WHERL Working Paper. A sequence analysis approach to modelling the work and family histories of older adults in the UK
15 April 2015
Life course experiences in the labour market and the family have long been recognised as consequential for understanding later-life employment and retirement patterns. This paper describes the analytical approach we adopt to summarise detailed labour market, marital and parental histories for cohorts of older adults in Britain.
The data come from the annual waves and retrospective interviews of the British Household Panel Survey (BHPS) and our sample includes men and women born between 1920 and 1949. Individuals were grouped according to frequent and meaningful patterns of labour market, marital and parental histories over ages 16-54, taking the entire history as the unit of analysis and using dynamic hamming distances to optimally match cases to a set of ideal-type reference sequences. Analyses were run separately for men and women.

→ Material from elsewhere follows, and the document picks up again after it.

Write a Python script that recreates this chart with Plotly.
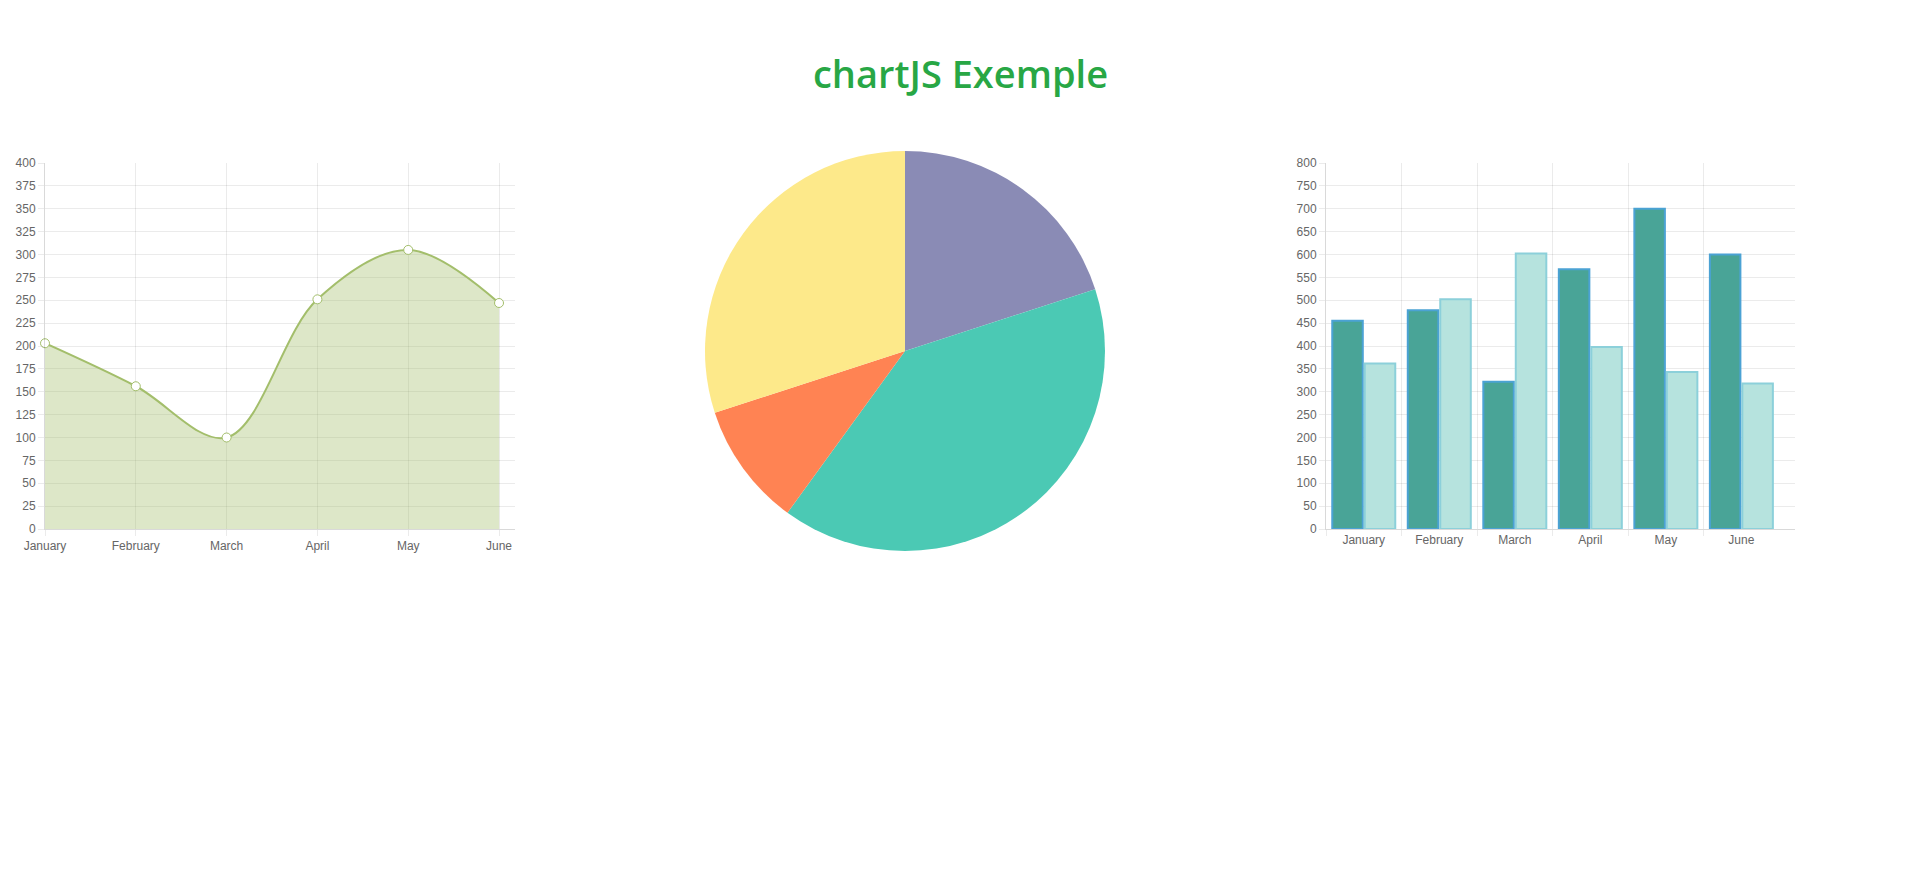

The results revealed the gendered nature of labour market attachment from young adulthood to middle age for current cohorts of older adults. Between the ages of 16 and 54, the vast majority of men showed strong attachment to the labour market, and varied only in terms of the timing of labour market exit. A considerably more heterogeneous picture emerged for women, with between 8 and 20% of the sample following one of seven labour market trajectories. Most men and women had sequences that corresponded to being long-term married. Just over three-quarters of the men in our sample had dependent children in the household for a period of time between the ages of 16 and 54, while just over 85% of women indicated the same.
This paper represents a first step within a broader project to investigate how the long-term labour market and family experiences of current cohorts of older workers influence participation in paid work in the years leading up to and beyond state pension age. The findings presented here will inform subsequent analyses assessing the consequences of working in later life for individuals’ economic resources as well as their health and well-being.